- Country: Eswatini
- Location: Matsapha, Manzini Region
- Coordinates: 26°34′16″S 31°18′35″E﻿ / ﻿26.57111°S 31.30972°E
- Status: Under construction
- Construction began: 2021
- Commission date: 2022 Expected
- Construction cost: US$100 million (€98.8 million)
- Owner: Frazium Energy
- Operator: Frazium Energy

Solar farm
- Type: Flat-panel PV
- Site area: 45 hectares (110 acres)

Power generation
- Nameplate capacity: 100 MW (130,000 hp)
- Annual net output: 100 GWh

= Edwaleni Solar Power Station =

Solar farm in Manzini, Eswatini

Edwaleni Solar Power Station, is a 100 megawatts solar power plant under construction in Eswatini.
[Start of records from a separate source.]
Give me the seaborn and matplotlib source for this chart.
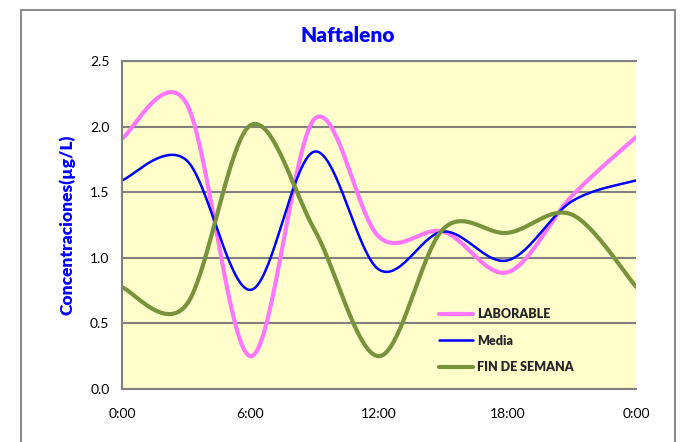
import numpy as np
import pandas as pd
import matplotlib
matplotlib.use('Agg')
import matplotlib.pyplot as plt
from matplotlib.patches import Rectangle
import seaborn as sns

# datos cada 3 horas (0:00 ... 0:00 del dia siguiente)
horas = [0, 3, 6, 9, 12, 15, 18, 21, 24]
laborable = [1.91, 2.18, 0.25, 2.06, 1.16, 1.20, 0.89, 1.47, 1.92]
media = [1.59, 1.745, 0.755, 1.81, 0.91, 1.20, 0.98, 1.43, 1.59]
fin_semana = [0.775, 0.64, 2.01, 1.21, 0.25, 1.22, 1.19, 1.33, 0.78]

x_ticks = [0, 6, 12, 18, 24]
x_labels = ['0:00', '6:00', '12:00', '18:00', '0:00']
y_ticks = [0.0, 0.5, 1.0, 1.5, 2.0, 2.5]


def suavizar(x, y, n=40):
    # curva suavizada tipo Excel (Catmull-Rom)
    x = np.asarray(x, float)
    y = np.asarray(y, float)
    px = np.concatenate([[x[0]], x, [x[-1]]])
    py = np.concatenate([[y[0]], y, [y[-1]]])
    xs, ys = [], []
    s = np.linspace(0, 1, n, endpoint=False)
    h00 = 2 * s**3 - 3 * s**2 + 1
    h10 = s**3 - 2 * s**2 + s
    h01 = -2 * s**3 + 3 * s**2
    h11 = s**3 - s**2
    for i in range(1, len(px) - 2):
        mx0 = (px[i + 1] - px[i - 1]) / 2
        mx1 = (px[i + 2] - px[i]) / 2
        my0 = (py[i + 1] - py[i - 1]) / 2
        my1 = (py[i + 2] - py[i]) / 2
        xs.append(h00 * px[i] + h10 * mx0 + h01 * px[i + 1] + h11 * mx1)
        ys.append(h00 * py[i] + h10 * my0 + h01 * py[i + 1] + h11 * my1)
    xs.append([x[-1]])
    ys.append([y[-1]])
    return np.concatenate(xs), np.concatenate(ys)


sns.set_style('white')
plt.rcParams['font.family'] = ['Lato', 'DejaVu Sans']

fig = plt.figure(figsize=(6.84, 4.42), dpi=100)
ax = fig.add_axes([122 / 684, 1 - 389 / 442, 514 / 684, 328 / 442])
ax.set_facecolor('#FFFFCC')

series = [('LABORABLE', laborable, '#FF77FF', 3.0),
          ('Media', media, '#0000FF', 1.8),
          ('FIN DE SEMANA', fin_semana, '#77933C', 3.0)]
for nombre, valores, color, lw in series:
    xs, ys = suavizar(horas, valores)
    df = pd.DataFrame({'hora': xs, 'conc': ys})
    sns.lineplot(data=df, x='hora', y='conc', ax=ax, color=color, linewidth=lw,
                 label=nombre, sort=False, estimator=None)

ax.set_xlim(0, 24)
ax.set_ylim(0, 2.5)
ax.set_xticks(x_ticks)
ax.set_xticklabels(x_labels)
ax.set_yticks(y_ticks)
ax.set_yticklabels(['%.1f' % v for v in y_ticks])
ax.tick_params(axis='both', labelsize=10, colors='#808080', labelcolor='black',
               length=4, width=1.5, direction='out')
ax.tick_params(axis='x', pad=10)
ax.tick_params(axis='y', pad=5)
ax.yaxis.grid(True, color='#808080', linewidth=1.5)
ax.xaxis.grid(False)
ax.set_axisbelow(True)
for lado in ['left', 'bottom', 'top']:
    ax.spines[lado].set_color('#808080')
    ax.spines[lado].set_linewidth(1.5)
ax.spines['right'].set_visible(False)

ax.set_xlabel('')
ax.set_ylabel('Concentraciones(µg/L)', color='#0000FF', fontsize=12.5, fontweight='heavy')
ax.yaxis.set_label_coords(-0.091, 0.5)

fig.text(348 / 684, 1 - 36 / 442, 'Naftaleno', ha='center', va='center',
         color='#0000FF', fontsize=15, fontweight='heavy')

ax.legend(loc='upper left', bbox_to_anchor=(0.617, 0.246), frameon=False,
          prop={'size': 9, 'weight': 'heavy'}, handlelength=2.7, handletextpad=0.3,
          labelspacing=1.15, borderpad=0, borderaxespad=0)

fig.patches.append(Rectangle((21 / 684, -0.05), 654 / 684, 1.05 - 10 / 442,
                             transform=fig.transFigure, fill=False,
                             edgecolor='#8C8C8C', linewidth=1.5))

fig.savefig('out.png', dpi=100)
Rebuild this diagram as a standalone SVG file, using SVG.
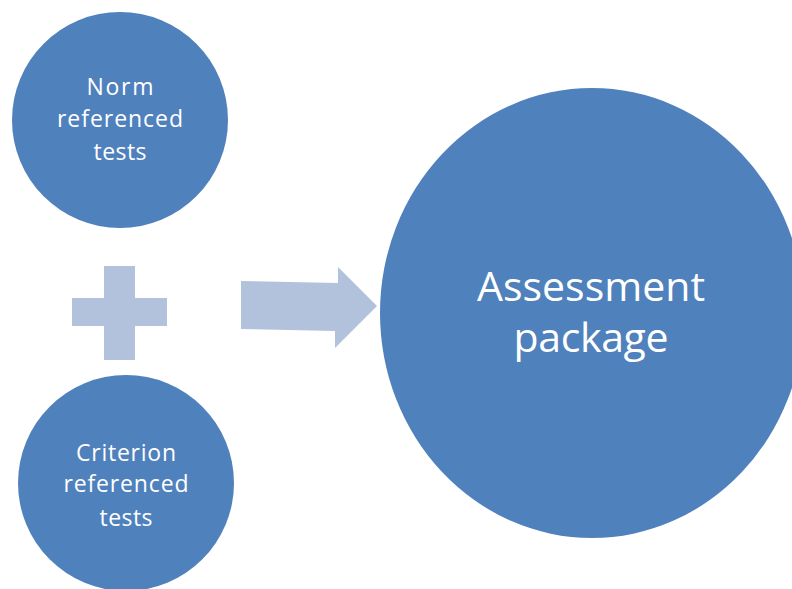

The solar farm is under development by Frazium Energy, a subsidiary of the Frazer Solar Group, an Australian-German conglomerate. The solar component is complemented by a battery energy storage system, expected to be the largest in Africa. The energy off-taker is Eswatini Electricity Company (EEC), the national electricity utility parastatal company, under a 40-year power purchase agreement (PPA). EEC plans to inject the energy into the Southern Africa Power Pool, for use primarily in South Africa.

==Location==
The development sits on 45 ha of real estate, provided by the Eswatini government. The power station is located in the town of Matsapha, in Manzini Region, in central Eswatini. The solar farm sits adjacent to the government-owned 15 megawatt Edwaleni Hydroelectric Power Station.

Matsapha is located approximately 8 km west of the city of Manzini, the regional capital. This is approximately 34 km southeast of Mbabane, the country's capital city.

==Overview==
The power station is owned and is being developed by Frazium Energy from Germany. The design calls for the installation of 75,000 solar panels on 45 ha, on a site that measures 54 ha. The solar component will be attached to a large battery energy storage system, described as the "largest project of its kind in Africa". The ultimate beneficiary is intended to be the South African electricity grid, through the Southern African Power Pool, over a 40-year period, according to an existing PPA.

==Cost and timeline==
The cost of construction is reported to be US$115 million (approx. €98.8 million). Commercial commissioning is anticipated in the second half of 2022.